From time to time I consider expressing my affection for the
characters by writing a sequel. That it should be in my power
to determine their destinies is a profoundly humbling thought.
It is, in the end, a power which I do not want. It is, I suppose,
a reflection of my physician's role in life, that I long to
make everything whole again - alles wieder gut zu machen.
But in that case I should have succumbed to the idealization
of which my spokesman Murphy is so consistently critical.
Murphy least of all would approve of a happy ending; and as
for the unhappiness of the ending as I wrote it,
sufficient unto the day is the evil thereof.

=================

As for the contest between knowledge and faith, I find it
difficult not to lapse into the confessional mode which I try
hard to avoid. All my *confession is by indirection. Goethe once
said that all his writings were Bruchstuecke einer groszen
Konfession.

The practical person distinguishes by that he knows and what
he does not know. What he knows is an recapitulation of his own
experience. When that experience is insufficient to provide
him with (reliable) knowledge, he improvises and compensates
for the uncertainty of his assumptions by assertions of belief,
by declarations of faith.

Whatever the Evagelists or the Apostles say about faith,
whatever the Church Fathers decreed must be taken on faith,
reiterated by the sermons of generations of priests and of
pastors; the average, common Christian distinguishes between
that which he knows and about which he is certain; and
that which he does not and cannot know, but which the
peer pressure of his fellow Christians persuades him to
assert to be true, - on faith.  So that in the spiritual koine
what is known by faith is a smidgeon less certain than
what is known by experience.

The Mystic, - count me in, - by way of contrast, can dispense
with faith, because he _knows_. That is what fascinates me about
Job's assertion: Ich weisz, dasz mein Erloeser lebt.
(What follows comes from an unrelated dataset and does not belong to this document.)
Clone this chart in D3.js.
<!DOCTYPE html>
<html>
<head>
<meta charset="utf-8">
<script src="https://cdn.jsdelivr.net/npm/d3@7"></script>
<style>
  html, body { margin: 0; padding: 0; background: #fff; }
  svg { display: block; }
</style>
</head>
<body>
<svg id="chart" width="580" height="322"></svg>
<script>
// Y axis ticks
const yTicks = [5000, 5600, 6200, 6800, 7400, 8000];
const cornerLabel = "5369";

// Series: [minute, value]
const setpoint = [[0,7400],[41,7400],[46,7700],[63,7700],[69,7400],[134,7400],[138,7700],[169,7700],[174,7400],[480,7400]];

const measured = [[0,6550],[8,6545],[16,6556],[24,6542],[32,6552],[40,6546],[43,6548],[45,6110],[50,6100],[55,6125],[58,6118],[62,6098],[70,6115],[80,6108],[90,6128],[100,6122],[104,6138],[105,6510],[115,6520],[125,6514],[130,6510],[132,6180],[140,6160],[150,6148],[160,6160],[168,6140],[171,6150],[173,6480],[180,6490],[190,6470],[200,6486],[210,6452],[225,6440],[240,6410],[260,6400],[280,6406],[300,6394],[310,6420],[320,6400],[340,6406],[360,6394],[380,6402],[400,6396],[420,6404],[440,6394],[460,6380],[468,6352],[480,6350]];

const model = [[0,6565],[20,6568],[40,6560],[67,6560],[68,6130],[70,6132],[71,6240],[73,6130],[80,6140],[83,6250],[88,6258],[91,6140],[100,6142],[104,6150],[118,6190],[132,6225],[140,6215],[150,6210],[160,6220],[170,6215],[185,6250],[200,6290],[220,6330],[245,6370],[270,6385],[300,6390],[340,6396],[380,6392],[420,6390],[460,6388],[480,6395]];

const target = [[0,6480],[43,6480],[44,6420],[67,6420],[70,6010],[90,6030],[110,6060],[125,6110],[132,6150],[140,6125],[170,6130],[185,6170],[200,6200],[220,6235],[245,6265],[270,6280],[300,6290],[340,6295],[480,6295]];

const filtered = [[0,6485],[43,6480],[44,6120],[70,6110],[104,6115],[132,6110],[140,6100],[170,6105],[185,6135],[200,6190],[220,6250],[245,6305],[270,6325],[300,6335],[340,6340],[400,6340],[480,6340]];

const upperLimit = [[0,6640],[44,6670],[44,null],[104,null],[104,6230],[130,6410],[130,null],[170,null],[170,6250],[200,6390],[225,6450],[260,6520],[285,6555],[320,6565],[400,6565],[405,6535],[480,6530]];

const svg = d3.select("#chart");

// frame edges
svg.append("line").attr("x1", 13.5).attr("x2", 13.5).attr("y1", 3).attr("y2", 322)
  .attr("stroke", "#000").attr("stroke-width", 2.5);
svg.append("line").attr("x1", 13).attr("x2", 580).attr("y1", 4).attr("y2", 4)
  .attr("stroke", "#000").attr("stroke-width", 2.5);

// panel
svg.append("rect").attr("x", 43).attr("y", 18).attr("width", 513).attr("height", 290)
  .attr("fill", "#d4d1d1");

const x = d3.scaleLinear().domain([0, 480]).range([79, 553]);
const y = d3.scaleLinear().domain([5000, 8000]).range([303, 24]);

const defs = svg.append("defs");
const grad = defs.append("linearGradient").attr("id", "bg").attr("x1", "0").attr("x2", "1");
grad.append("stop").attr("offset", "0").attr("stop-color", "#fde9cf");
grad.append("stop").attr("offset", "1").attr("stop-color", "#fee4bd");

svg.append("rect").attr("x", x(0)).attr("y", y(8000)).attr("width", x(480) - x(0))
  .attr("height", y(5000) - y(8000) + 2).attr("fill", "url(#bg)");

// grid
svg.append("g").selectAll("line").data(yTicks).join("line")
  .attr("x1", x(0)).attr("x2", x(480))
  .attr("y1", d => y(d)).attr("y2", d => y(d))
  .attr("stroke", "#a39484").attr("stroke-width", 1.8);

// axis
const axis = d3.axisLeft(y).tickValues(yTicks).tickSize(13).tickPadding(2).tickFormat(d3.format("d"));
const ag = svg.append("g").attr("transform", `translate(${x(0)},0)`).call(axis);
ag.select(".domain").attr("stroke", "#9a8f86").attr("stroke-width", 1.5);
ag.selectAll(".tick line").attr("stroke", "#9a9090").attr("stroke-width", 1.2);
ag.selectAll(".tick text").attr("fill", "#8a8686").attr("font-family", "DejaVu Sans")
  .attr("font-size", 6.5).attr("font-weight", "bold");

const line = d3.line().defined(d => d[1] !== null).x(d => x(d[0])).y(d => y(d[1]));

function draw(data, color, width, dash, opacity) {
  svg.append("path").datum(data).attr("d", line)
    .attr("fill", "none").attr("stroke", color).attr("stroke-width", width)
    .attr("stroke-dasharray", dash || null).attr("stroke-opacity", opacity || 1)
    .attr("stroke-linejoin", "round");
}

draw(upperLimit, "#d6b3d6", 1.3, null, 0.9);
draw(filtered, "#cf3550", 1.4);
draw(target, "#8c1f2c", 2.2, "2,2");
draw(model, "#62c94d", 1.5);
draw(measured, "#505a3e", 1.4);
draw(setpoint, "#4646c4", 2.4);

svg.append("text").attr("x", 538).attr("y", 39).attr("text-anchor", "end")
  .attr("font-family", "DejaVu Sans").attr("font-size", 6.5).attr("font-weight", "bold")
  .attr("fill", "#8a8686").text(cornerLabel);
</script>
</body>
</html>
He knows
what others must laboriously accept on faith, because what
he knows is within him, is part of his experience, is part of
his life. For someone like Job, to question the immediacy of
the divine is more incongruous than to question the immediacy
of the light of the sun when it streams on him, or the darkness
of night, when it envelops him.  And for the mystic all that
is not thus immediate, and it includes most dogma, - is,
however interesting it may be, beside the point.